Cependant, l'examen des pièces communiquées et notamment des deux documents constituant, l'un l'index des élus et des municipalités de Tarn-et-Garonne 1996-97 édité par la société Bucerep, l'autre l'agenda 82 de l'Association des maires de Tarn-et-Garonne, édition 1998 dont la revendication par la société Petit n'est pas en doute, fait apparaître qu'en dehors du parrainage de cette association, il n'existe aucune similitude entre eux, faute d'objet et de finalité qui soient identiques, la présentation graphique et le formatage étant différent sans que l'utilisation commune du symbole de la "Marianne" - banale pour ce genre de publication - soit significative, de sorte qu'il ne peut être considéré comme fautif de la part de M. Petit comme ancien salarié de la société Bucerep, non tenu à une clause de non-concurrence, même s'il avait dans le cadre de cette collaboration pris une part certaine à la négociation de la convention ayant abouti à la réalisation du premier de ces documents, d'avoir ensuite contacté, pour lui ou pour te compte de la société Petit, l'association des maires en lui proposant le second document précisément, aucun des éléments versés aux débats ne permet de retenir qu'ait existé chez ce commanditaire une confusion tant sur l'identité de l'éditeur que sur l'objet de la convention passée et, pareillement, le parasitisme allégué par la société Bucerep n'est pas davantage caractérisé.

Pas plus la société Bucerep n'est elle en mesure d'établir l'existence de la confusion alléguée auprès des annonceurs dans des conditions dommageables pour elle: en effet, si certains de ces derniers manifestent dans les correspondances versées au dossier qu'une relative ambiguïté à pu entourer la présentation du support pour lequel leur concours était sollicité-ainsi pour M. Terrazzoni, architecte ou I'ADAPEI de Tarn-et-Garonne - il résulte des pièces produites que les faits ont été rétablis en toute transparence soit par la société Bucerep, soit par M. Petit lui-même et sa société de sorte qu'une possible confusion à cet égard - au demeurant momentanée - est sans portée pour la solution du présent litigealors qu'à l'évidence l'identité du commanditaire était le seul élément déterminant pour les annonceurs.

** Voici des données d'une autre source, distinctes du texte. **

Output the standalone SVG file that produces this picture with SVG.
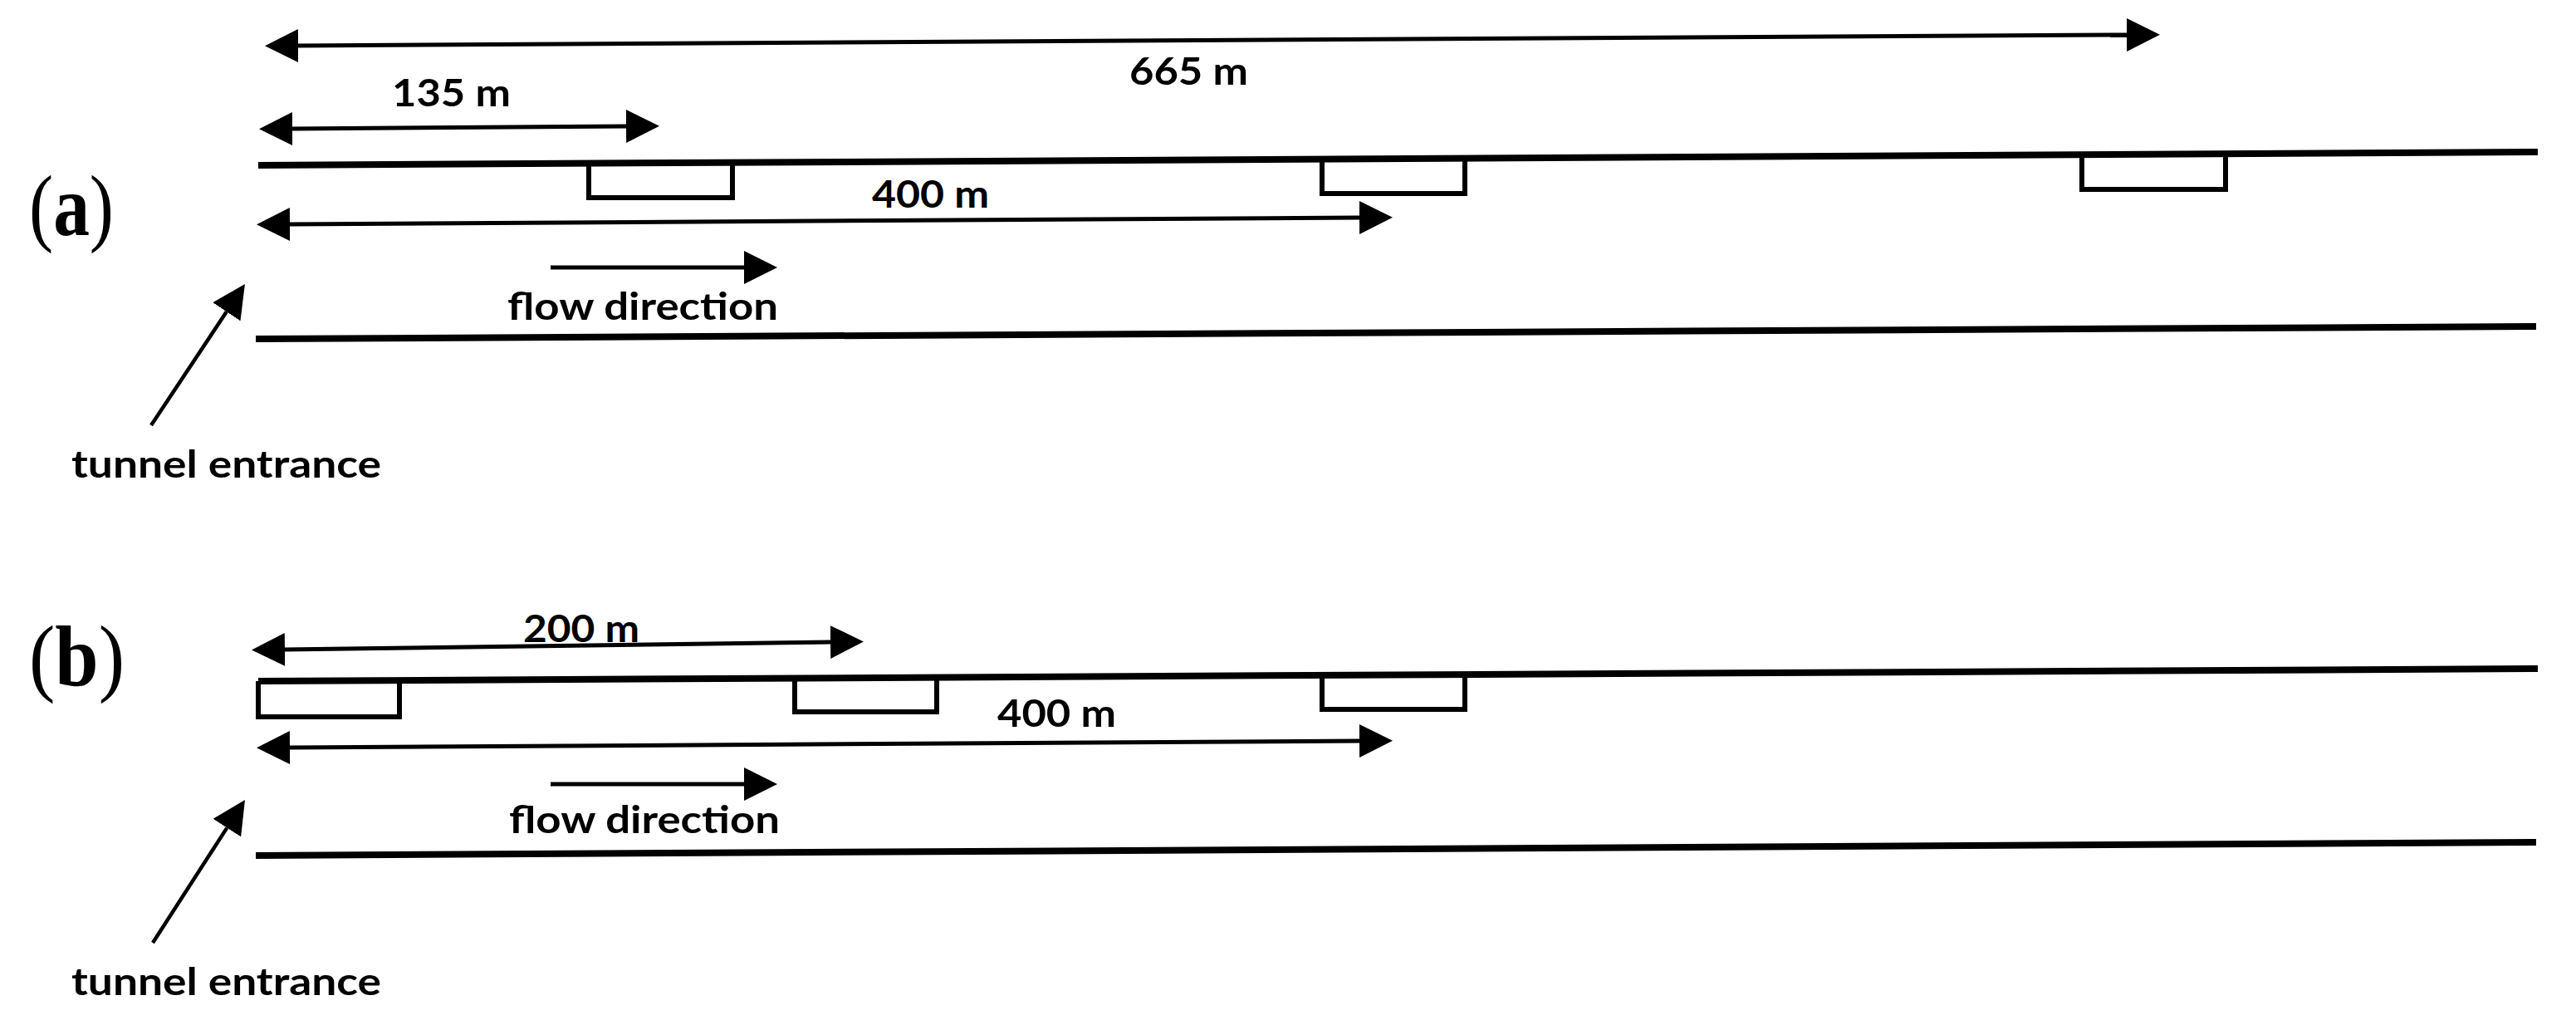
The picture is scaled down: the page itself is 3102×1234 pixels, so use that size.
<svg xmlns="http://www.w3.org/2000/svg" width="3102" height="1234" viewBox="0 0 3102 1234">
<style>
.wall{stroke:#000;stroke-width:8;fill:none}
.box{stroke:#000;stroke-width:6;fill:none}
.dim{stroke:#000;stroke-width:5;fill:none;marker-start:url(#ah);marker-end:url(#ah)}
.one{stroke:#000;stroke-width:5;fill:none;marker-end:url(#ah)}
.lbl{font-family:Lato,"Liberation Sans",sans-serif;font-weight:700;font-size:46px;fill:#000}
.pl{font-family:"Liberation Serif","DejaVu Serif",serif;font-size:104px;fill:#000}
</style>
<defs>
<marker id="ah" markerUnits="userSpaceOnUse" viewBox="0 0 40 40" refX="0" refY="20" markerWidth="40" markerHeight="40" orient="auto-start-reverse"><path d="M0,0 L40,20 L0,40 z" fill="#000"/></marker>
</defs>
<rect width="3102" height="1234" fill="#fff"/>

<g id="panel-a">
  <g id="a-label"><text class="pl" x="35" y="283" textLength="102" lengthAdjust="spacingAndGlyphs">(<tspan font-weight="bold">a</tspan>)</text></g>
  <g id="a-tunnel">
    <line class="wall" x1="311" y1="199" x2="3056" y2="183"/>
    <line class="wall" x1="308" y1="408" x2="3054" y2="393"/>
  </g>
  <g id="a-box1"><path class="box" d="M709,196 V238 H882 V195"/></g>
  <g id="a-box2"><path class="box" d="M1592,191 V233 H1764 V190"/></g>
  <g id="a-box3"><path class="box" d="M2507,186 V228 H2680 V185"/></g>
  <g id="a-texts">
    <text class="lbl" x="1360" y="102" textLength="143" lengthAdjust="spacingAndGlyphs">665 m</text>
    <text class="lbl" x="472" y="128" textLength="143" lengthAdjust="spacingAndGlyphs">135 m</text>
    <text class="lbl" x="1050" y="250" textLength="141" lengthAdjust="spacingAndGlyphs">400 m</text>
    <text class="lbl" x="611" y="385" textLength="326" lengthAdjust="spacingAndGlyphs">flow direction</text>
    <text class="lbl" x="86" y="575" textLength="373" lengthAdjust="spacingAndGlyphs">tunnel entrance</text>
  </g>
</g>

<g id="panel-b">
  <g id="b-label"><text class="pl" x="35" y="825" textLength="115" lengthAdjust="spacingAndGlyphs">(<tspan font-weight="bold">b</tspan>)</text></g>
  <g id="b-tunnel">
    <line class="wall" x1="311" y1="820" x2="3056" y2="805"/>
    <line class="wall" x1="308" y1="1030" x2="3054" y2="1014"/>
  </g>
  <g id="b-box1"><path class="box" d="M311,820 V863 H481 V819"/></g>
  <g id="b-box2"><path class="box" d="M957,816 V857 H1128 V815"/></g>
  <g id="b-box3"><path class="box" d="M1592,813 V854 H1764 V812"/></g>
  <g id="b-texts">
    <text class="lbl" x="630" y="773" textLength="140" lengthAdjust="spacingAndGlyphs">200 m</text>
    <text class="lbl" x="1201" y="875" textLength="143" lengthAdjust="spacingAndGlyphs">400 m</text>
    <text class="lbl" x="613" y="1003" textLength="326" lengthAdjust="spacingAndGlyphs">flow direction</text>
    <text class="lbl" x="86" y="1198" textLength="373" lengthAdjust="spacingAndGlyphs">tunnel entrance</text>
  </g>
</g>

<g id="connectors">
  <line class="dim" x1="359" y1="55" x2="2561" y2="42"/>
  <line class="dim" x1="352" y1="155" x2="754" y2="152"/>
  <line class="dim" x1="349" y1="270" x2="1637" y2="262"/>
  <line class="one" x1="663" y1="322" x2="896" y2="322"/>
  <line class="one" style="stroke-width:4.5" x1="182" y1="512" x2="272.8" y2="375.3"/>
  <line class="dim" x1="343" y1="782" x2="1000" y2="773"/>
  <line class="dim" x1="349" y1="900" x2="1637" y2="892"/>
  <line class="one" x1="663" y1="944" x2="896" y2="944"/>
  <line class="one" style="stroke-width:4.5" x1="184" y1="1135" x2="273.3" y2="996.6"/>
</g>
</svg>
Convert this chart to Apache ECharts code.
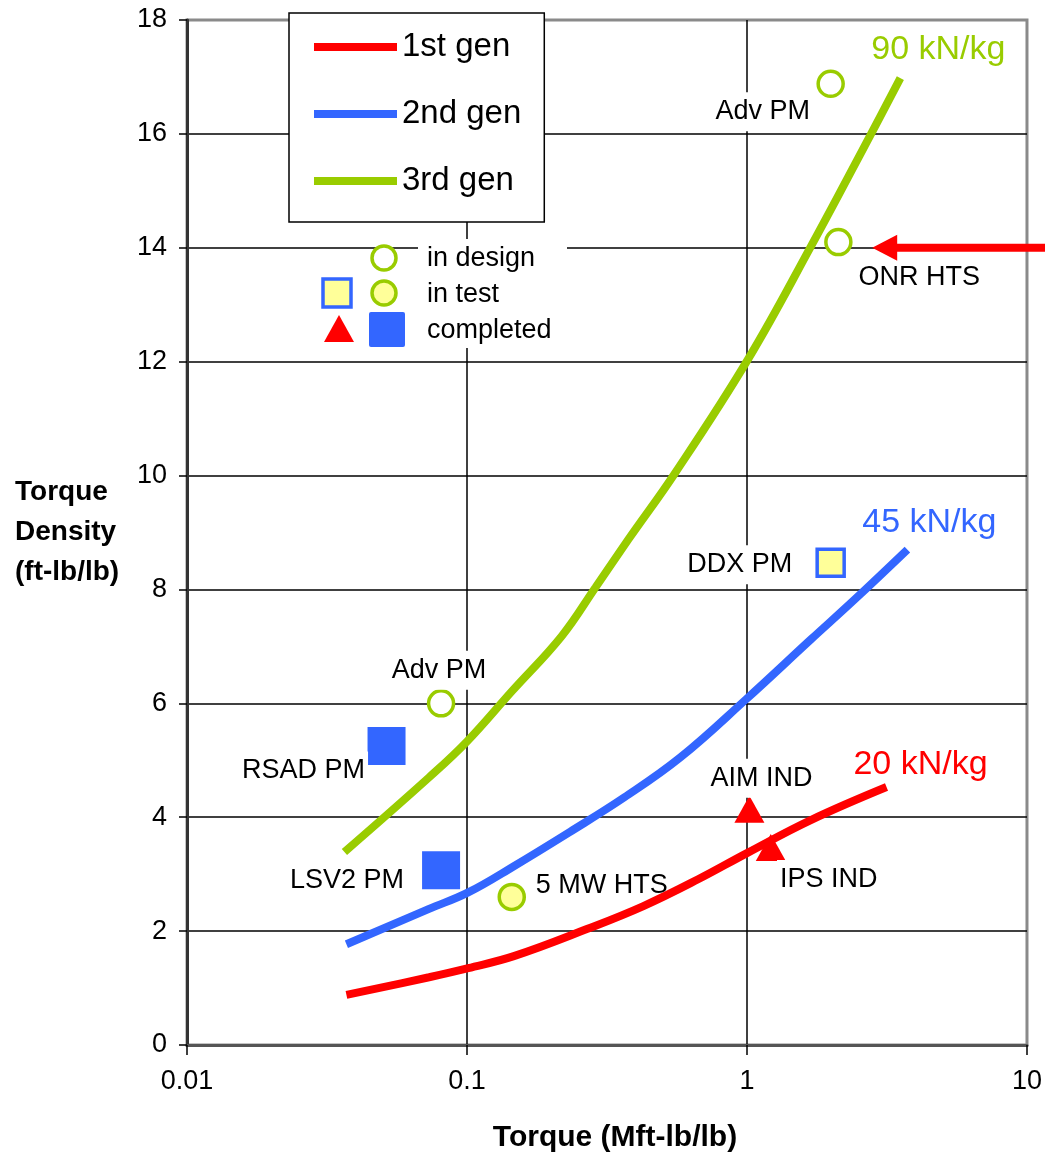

Pour le surplus, les pièces communiquées au sujet du démarchage de la SARL Quercy Fêtes, de la société SEMAEM, de la SARL Le Madison et de la société Austra Automobiles ne peuvent donner lieu à responsabilité pour concurrence déloyale à l'encontre de M. Petit et de la société Petit dès lors qu'il s'en déduit que les annonceurs concernés ont renoncé à leur commande ou l'ont annulée, ce qui enlève tout manque à gagner à la société Bucerep qui n'est par ailleurs en mesure d'établir aucun préjudice lié à ces rapports avec les clients dont s'agit dont rien ne permet de considérer qu'ils ne lui sont pas restés fidèles du fait de ses adversaires à la présente procédure.

Si l'on se penche enfin sur les conditions du démarchage par M. Petit et sa société de la SARL Lanies, l'attestation en date du 27 octobre 1999 du gérant de cette société, telle qu'elle est rédigée, ne permet pas de considérer que la confusion commise par son auteur entre l'index et l'agenda des maires est imputable à ceux qui se sont présentés pour recueillir la publicité de cette entreprise.

S'agissant d'autre part des rapports entre les parties et le lycée Sainte-Marie Grand Lebrun, il résulte clairement de la mise au point contenue dans la correspondance du directeur de cet établissement en date du 15 novembre 2002 que si celui-ci était lié depuis 1994 par un accord avec la société Bucerep en vue de la réalisation de l'annuaire des anciens élèves et de la revue de l'établissement, à compter de 1998 il a entendu ne pas renouveler ce contrat et a confié l'édition des documents à M. Petit et à sa société, tout en précisant bien que cette décision n'était pas liée à une visite qu'il avait reçue de M. Petit en 1997, lequel, connu du lycée depuis sa collaboration avec la société Bucerep, L'avait simplement informé de son souhait de poursuivre une activité dans le même secteur : alors qu'une telle démarche n'est pas en soi fautive ainsi qu'indiqué supra par rapport à l'association des maires, les allégations, somme toute assez vagues, de Bucerep ne caractérisent à cet égard aucun dénigrement, aucun acte de parasitisme ou de déloyauté en faveur d'une faute et par conséquent d'un dommage indemnisable pour les suites économiques qu'elle serait susceptible d'avoir comporté.

Il s'ensuit que la société Bucerep sera déboutée de l'intégralité de ses demandes,

Sur les frais irrépétibles :

Il ne serait pas équitable de laisser à la société Petit et à M. Petit la charge de leurs frais irrépétibles et il leur sera alloué à ce titre la somme de 3 000 F.

Par ces motifs : LA COUR, Infirme le jugement rendu le 17 juin 2002 par le Tribunal de commerce de Toulouse; Déboute la société Editions Bucerep de ses demandes, fins et conclusions; La condamne à payer à la société Art Edition Petit et à Monsieur Frédéric Petit la somme de trois mille euros (3 000 euros) sur le fondement de l'article 700 du nouveau Code de procédure civile; La condamne aux entiers dépens, avec, pour ceux d'appel, faculté de les recouvrer directement par la SCP Boyer-Lescat-Merle, avoué, conformément à l'article 700 du nouveau Code de procédure civile.